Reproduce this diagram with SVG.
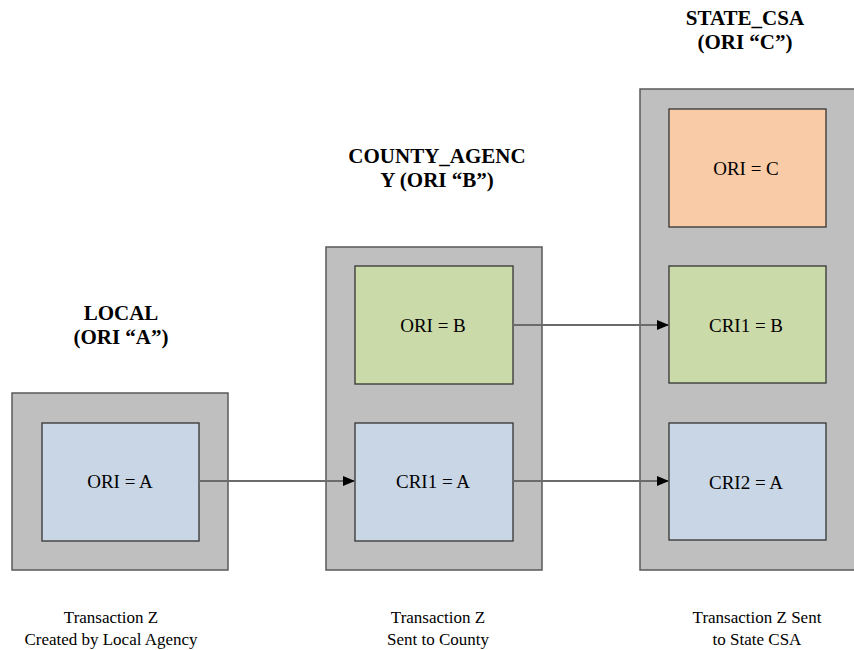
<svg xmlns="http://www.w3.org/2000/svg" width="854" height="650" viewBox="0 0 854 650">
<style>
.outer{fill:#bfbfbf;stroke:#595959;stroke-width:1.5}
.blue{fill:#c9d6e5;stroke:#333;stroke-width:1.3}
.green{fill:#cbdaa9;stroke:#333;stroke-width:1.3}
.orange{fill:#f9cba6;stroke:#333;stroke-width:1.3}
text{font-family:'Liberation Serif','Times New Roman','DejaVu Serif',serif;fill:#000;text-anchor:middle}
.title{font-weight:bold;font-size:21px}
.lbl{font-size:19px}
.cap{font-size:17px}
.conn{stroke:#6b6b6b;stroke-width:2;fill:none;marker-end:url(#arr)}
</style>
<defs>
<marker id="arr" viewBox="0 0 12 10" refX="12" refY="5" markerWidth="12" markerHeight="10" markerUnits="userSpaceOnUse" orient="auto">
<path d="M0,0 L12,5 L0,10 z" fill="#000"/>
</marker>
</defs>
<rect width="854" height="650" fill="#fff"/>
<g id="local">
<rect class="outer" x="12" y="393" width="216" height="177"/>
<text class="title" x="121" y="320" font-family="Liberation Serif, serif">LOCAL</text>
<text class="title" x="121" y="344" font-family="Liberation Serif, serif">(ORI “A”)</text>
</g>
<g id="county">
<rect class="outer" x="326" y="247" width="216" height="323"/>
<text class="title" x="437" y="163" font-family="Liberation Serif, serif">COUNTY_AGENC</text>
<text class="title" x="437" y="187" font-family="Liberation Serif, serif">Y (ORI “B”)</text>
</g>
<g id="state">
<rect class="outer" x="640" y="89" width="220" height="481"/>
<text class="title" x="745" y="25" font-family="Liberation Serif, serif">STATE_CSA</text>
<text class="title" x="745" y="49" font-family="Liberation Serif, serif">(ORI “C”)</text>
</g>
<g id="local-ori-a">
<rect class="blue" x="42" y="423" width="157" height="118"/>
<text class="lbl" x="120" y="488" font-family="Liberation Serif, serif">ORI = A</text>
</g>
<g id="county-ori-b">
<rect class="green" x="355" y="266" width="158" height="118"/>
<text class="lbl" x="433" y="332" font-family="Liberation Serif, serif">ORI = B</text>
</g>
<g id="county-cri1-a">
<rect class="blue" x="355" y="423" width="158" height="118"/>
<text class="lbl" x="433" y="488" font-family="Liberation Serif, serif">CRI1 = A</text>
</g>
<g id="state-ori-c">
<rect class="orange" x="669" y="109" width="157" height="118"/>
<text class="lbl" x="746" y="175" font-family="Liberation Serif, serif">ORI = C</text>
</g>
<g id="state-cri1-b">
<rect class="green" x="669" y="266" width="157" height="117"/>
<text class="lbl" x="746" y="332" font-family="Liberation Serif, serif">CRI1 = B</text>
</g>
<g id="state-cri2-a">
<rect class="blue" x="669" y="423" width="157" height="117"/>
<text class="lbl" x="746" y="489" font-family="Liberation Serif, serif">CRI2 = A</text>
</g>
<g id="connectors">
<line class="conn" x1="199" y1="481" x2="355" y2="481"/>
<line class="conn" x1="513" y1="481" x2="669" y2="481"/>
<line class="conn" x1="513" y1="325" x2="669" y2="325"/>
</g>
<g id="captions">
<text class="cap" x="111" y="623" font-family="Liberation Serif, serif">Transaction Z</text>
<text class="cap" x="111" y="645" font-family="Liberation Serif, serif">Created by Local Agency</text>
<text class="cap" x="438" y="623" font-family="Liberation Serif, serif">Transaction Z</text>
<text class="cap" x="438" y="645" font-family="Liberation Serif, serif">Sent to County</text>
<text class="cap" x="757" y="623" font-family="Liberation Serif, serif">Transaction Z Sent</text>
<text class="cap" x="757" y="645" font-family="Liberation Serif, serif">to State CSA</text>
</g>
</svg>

========

Without including any pictures, reproduce the listing exactly.

• EXERCISE RESPONSE:
Reproduce this diagram with SVG.
<svg xmlns="http://www.w3.org/2000/svg" width="854" height="650" viewBox="0 0 854 650">
<style>
.outer{fill:#bfbfbf;stroke:#595959;stroke-width:1.5}
.blue{fill:#c9d6e5;stroke:#333;stroke-width:1.3}
.green{fill:#cbdaa9;stroke:#333;stroke-width:1.3}
.orange{fill:#f9cba6;stroke:#333;stroke-width:1.3}
text{font-family:'Liberation Serif','Times New Roman','DejaVu Serif',serif;fill:#000;text-anchor:middle}
.title{font-weight:bold;font-size:21px}
.lbl{font-size:19px}
.cap{font-size:17px}
.conn{stroke:#6b6b6b;stroke-width:2;fill:none;marker-end:url(#arr)}
</style>
<defs>
<marker id="arr" viewBox="0 0 12 10" refX="12" refY="5" markerWidth="12" markerHeight="10" markerUnits="userSpaceOnUse" orient="auto">
<path d="M0,0 L12,5 L0,10 z" fill="#000"/>
</marker>
</defs>
<rect width="854" height="650" fill="#fff"/>
<g id="local">
<rect class="outer" x="12" y="393" width="216" height="177"/>
<text class="title" x="121" y="320" font-family="Liberation Serif, serif">LOCAL</text>
<text class="title" x="121" y="344" font-family="Liberation Serif, serif">(ORI “A”)</text>
</g>
<g id="county">
<rect class="outer" x="326" y="247" width="216" height="323"/>
<text class="title" x="437" y="163" font-family="Liberation Serif, serif">COUNTY_AGENC</text>
<text class="title" x="437" y="187" font-family="Liberation Serif, serif">Y (ORI “B”)</text>
</g>
<g id="state">
<rect class="outer" x="640" y="89" width="220" height="481"/>
<text class="title" x="745" y="25" font-family="Liberation Serif, serif">STATE_CSA</text>
<text class="title" x="745" y="49" font-family="Liberation Serif, serif">(ORI “C”)</text>
</g>
<g id="local-ori-a">
<rect class="blue" x="42" y="423" width="157" height="118"/>
<text class="lbl" x="120" y="488" font-family="Liberation Serif, serif">ORI = A</text>
</g>
<g id="county-ori-b">
<rect class="green" x="355" y="266" width="158" height="118"/>
<text class="lbl" x="433" y="332" font-family="Liberation Serif, serif">ORI = B</text>
</g>
<g id="county-cri1-a">
<rect class="blue" x="355" y="423" width="158" height="118"/>
<text class="lbl" x="433" y="488" font-family="Liberation Serif, serif">CRI1 = A</text>
</g>
<g id="state-ori-c">
<rect class="orange" x="669" y="109" width="157" height="118"/>
<text class="lbl" x="746" y="175" font-family="Liberation Serif, serif">ORI = C</text>
</g>
<g id="state-cri1-b">
<rect class="green" x="669" y="266" width="157" height="117"/>
<text class="lbl" x="746" y="332" font-family="Liberation Serif, serif">CRI1 = B</text>
</g>
<g id="state-cri2-a">
<rect class="blue" x="669" y="423" width="157" height="117"/>
<text class="lbl" x="746" y="489" font-family="Liberation Serif, serif">CRI2 = A</text>
</g>
<g id="connectors">
<line class="conn" x1="199" y1="481" x2="355" y2="481"/>
<line class="conn" x1="513" y1="481" x2="669" y2="481"/>
<line class="conn" x1="513" y1="325" x2="669" y2="325"/>
</g>
<g id="captions">
<text class="cap" x="111" y="623" font-family="Liberation Serif, serif">Transaction Z</text>
<text class="cap" x="111" y="645" font-family="Liberation Serif, serif">Created by Local Agency</text>
<text class="cap" x="438" y="623" font-family="Liberation Serif, serif">Transaction Z</text>
<text class="cap" x="438" y="645" font-family="Liberation Serif, serif">Sent to County</text>
<text class="cap" x="757" y="623" font-family="Liberation Serif, serif">Transaction Z Sent</text>
<text class="cap" x="757" y="645" font-family="Liberation Serif, serif">to State CSA</text>
</g>
</svg>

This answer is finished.